While drawing I am watching and simultaneously recording myself looking, discovering things that on the one hand are staring me in the face and yet on the other I have not yet really seen.
—Bridget Riley
There is a special gallery in our exhibition that reveals Riley’s connections to the earlier artists she so admired: Pierre Bonnard, Paul Klee, Henri Matisse, Piet Mondrian, Edvard Munch, and, of course, Georges Seurat. Although their work is largely representational, it similarly grapples with color, light, and the abstraction of nature. Riley and I chose a group of paintings, drawings, and prints by these artists to display with her works and suggest how they have shaped her visual and compositional strategies.
Among them is Seurat’s The Zone (Outside the City Walls), executed in Conté crayon—a medium composed of carbon-black pigment. Riley proposes that superficially, Seurat’s Conté drawings can be explained by what they literally depict, yet at the heart of them lies something mysterious and unknowable: “By confronting us with an experience just beyond our visual grasp, Seurat asks, What is it that we are looking at?”
This enduring question of perception can also be posed of Riley’s Conté crayon Self-Portrait, in which, like Seurat, she uses the medium to create passages of dark and light tone. On one level, it depicts a figure seated at a table, and yet on another it is a combination of rectangular, monochromatic shapes. Riley argues of works like this, “When making [them] I could objectify tonality, see it with a certain detachment. And it was at this moment that I began to understand the principles of abstraction.”

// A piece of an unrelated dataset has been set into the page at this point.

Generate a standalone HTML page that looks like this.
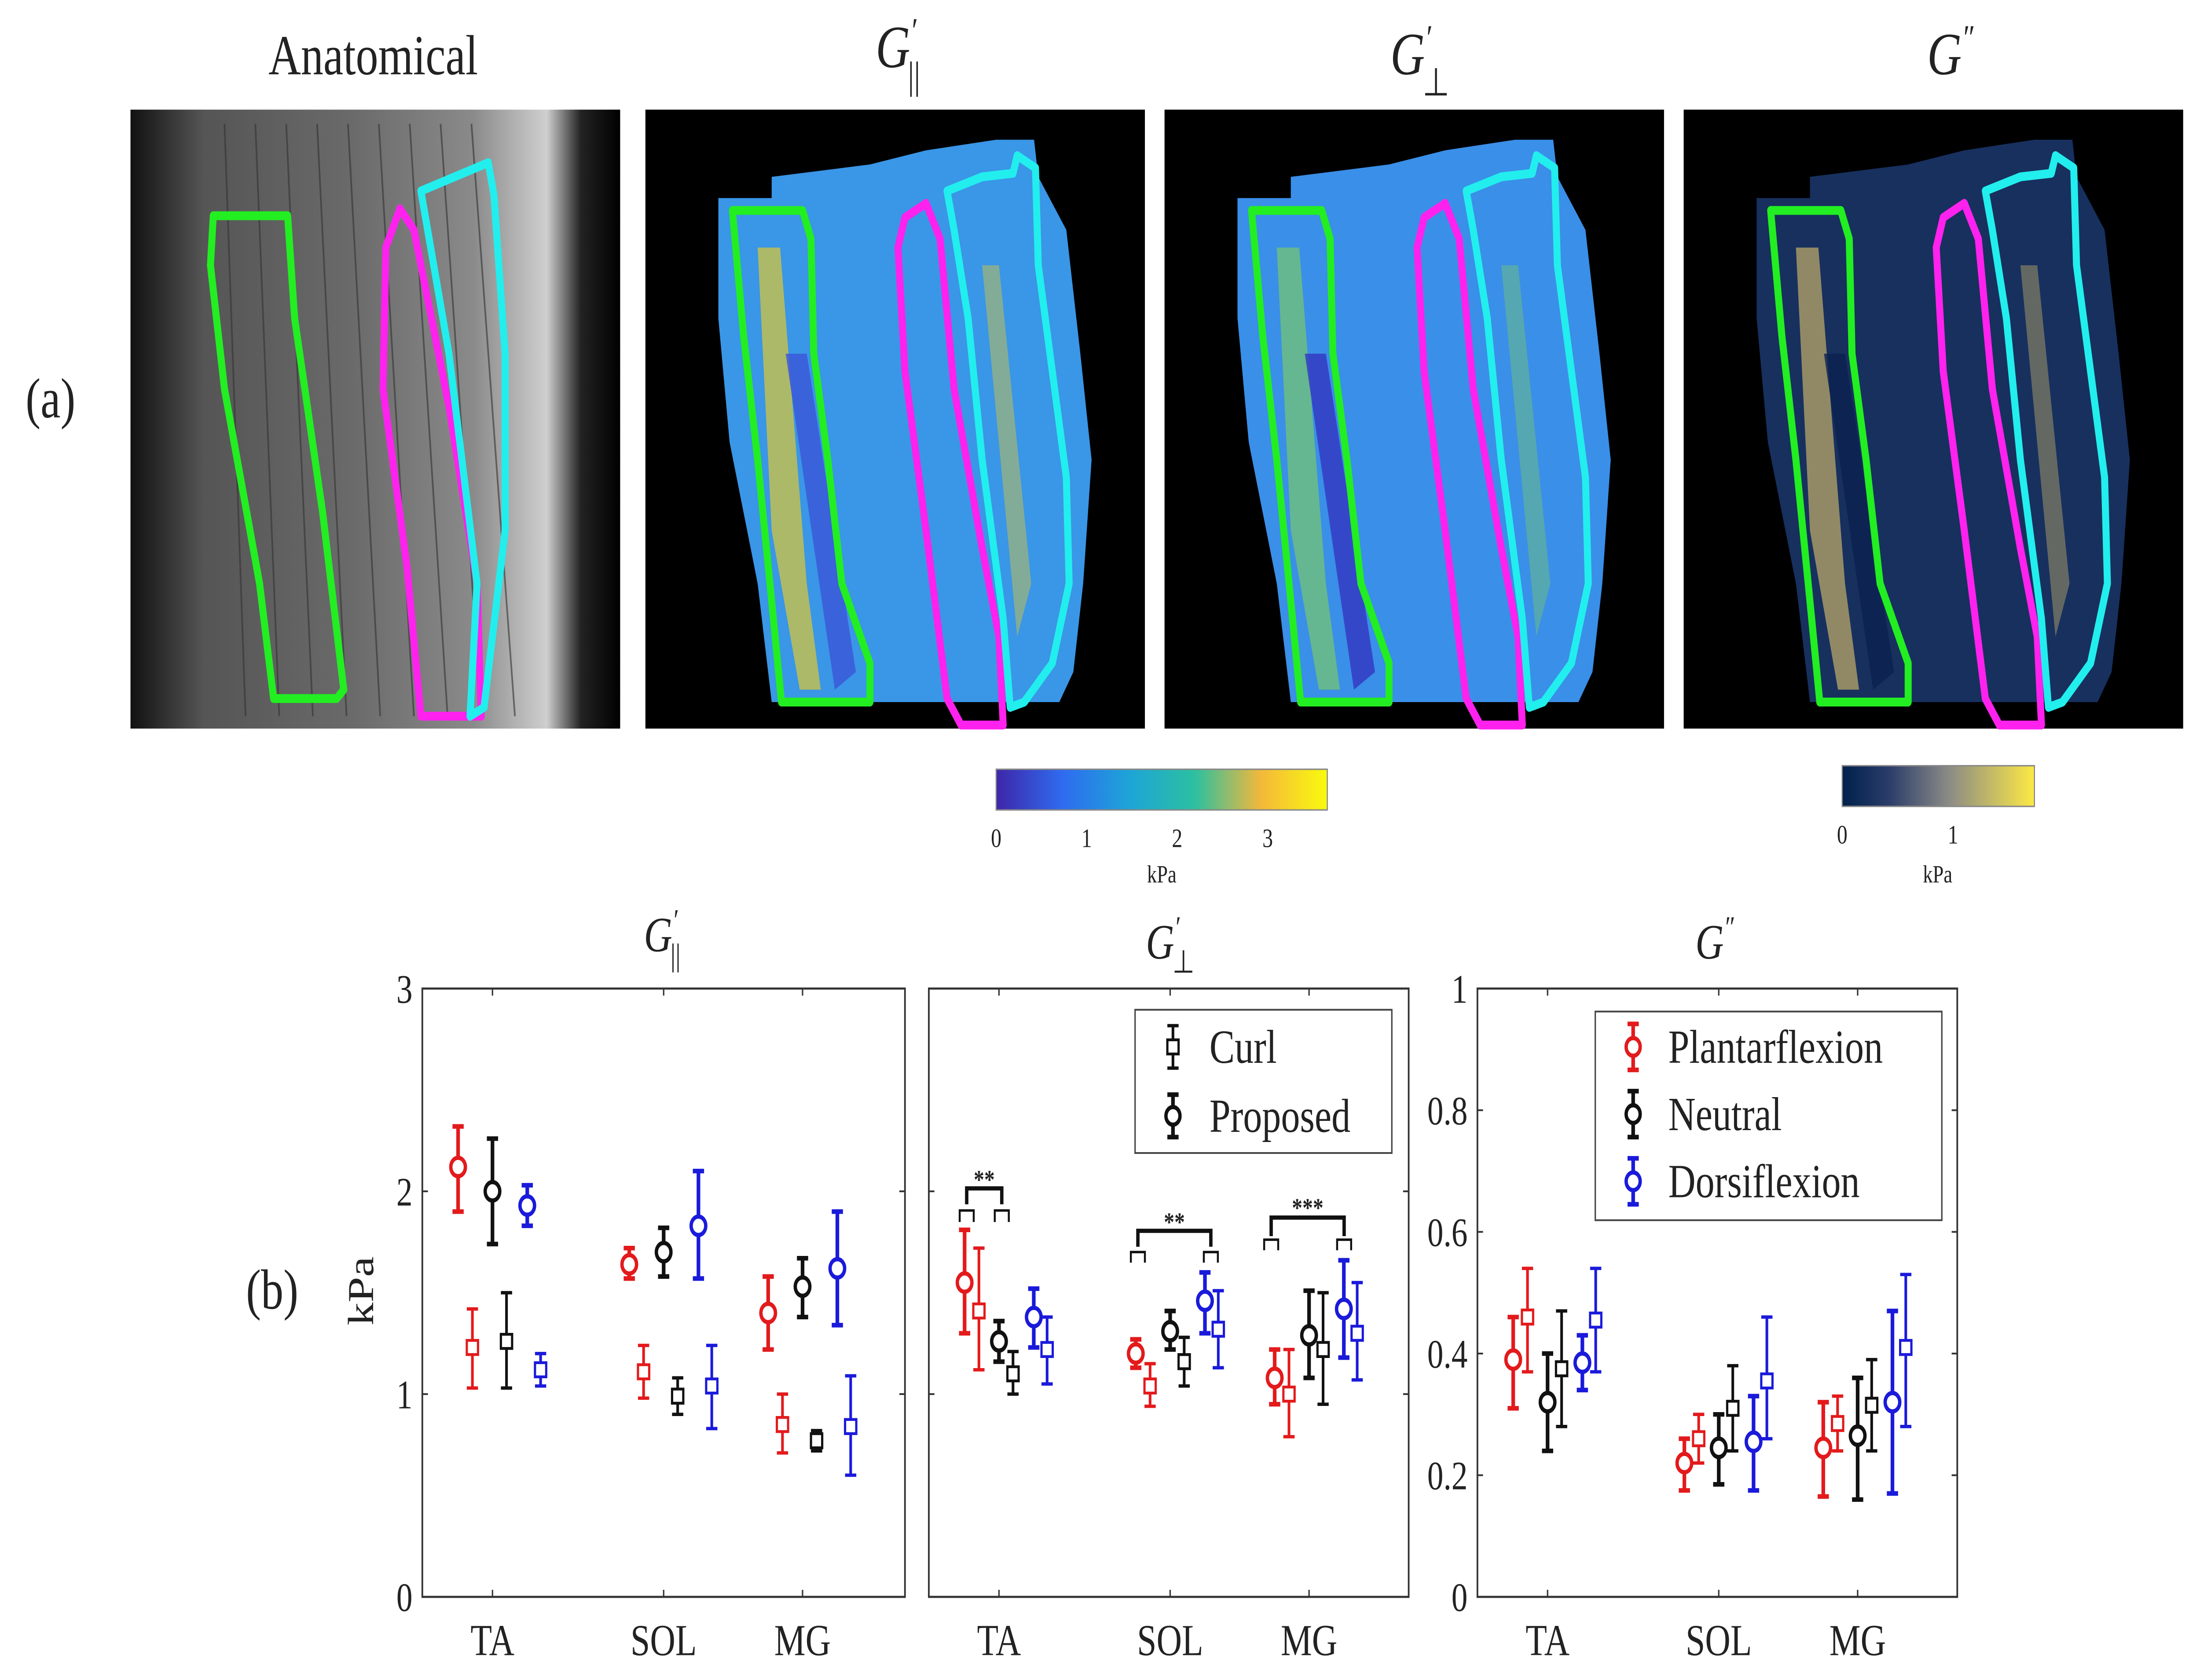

In addition to exploring her artistic influences, Bridget Riley Drawings provides a rare opportunity to examine various directions the artist considered and experimented with but ultimately did not pursue. In 1960, for instance, she moved abruptly from making representational drawings of landscapes and the human body to creating purely abstract works that depict geometric forms in black and white—a move that critics have consistently described as her “breakthrough” into abstraction.
But only recently the artist realized that this transformative moment happened earlier. When discussing Recollections of Scotland (2), 1959, Riley described it as an “equivalent” to the visual perception of a rocky shoreline. Instead of going on to recreate the visual sensation of a Scottish landscape, she went in the opposite direction, using nature as an indirect source to build circular and rectangular forms.
In the late 1960s Riley shifted again—from employing exclusively black, white, and gray circles, squares, and triangles to include color in her energetic horizontal and vertical compositions. Her aim was to investigate visual perception and light effects through the adjacent placement of hues.
In the straight line, I had one of the most fundamental forms. The line has direction and length; it lends itself to simple repetition, and by its regularity it simultaneously supports and counteracts the fugitive, fleeting character of color.
—Bridget Riley
In her stripes, whether horizontal, vertical, diagonal, or curved, Riley uses the placement of color to guide our optical sensations. The straight line, in her words, is “the basis of what you might call a color vocabulary, as Seurat used the dot.” Beginning in the mid-1970s and through the mid-1980s, she explored an expanded range of color for her stripes.
From 1986 to to the present day, Riley has created collages out of cut paper and arranged these strips as the basis for drawings in gouache. Instead of the vertical and twisted stripes she focused on in the 1970s and early 1980s, she uses diagonal bands of color to create directional movement.
At the core of color lies a paradox. It is simultaneously one thing and several things—you can never see color by itself; it is always affected by other colors.
—Bridget Riley
When I asked Riley why she chose to display the full range of her drawings now, she answered, “As time goes by, I find words more difficult—not easier, more difficult—to get closer to what I’m trying to really say. [By] showing these seeds of my art, I hope to [do that] without borrowing from science or descending into explanation, which ruins it. It is the way to make the past more open.”
This exhibition allows the viewer to question the limits and possibilities of representation and abstraction, from studies of the human body to diagonal bands of color. I look forward to sharing with you this visual journey through drawings Riley made between the ages of 15 and 75—sheets she has chosen to share with us at 91.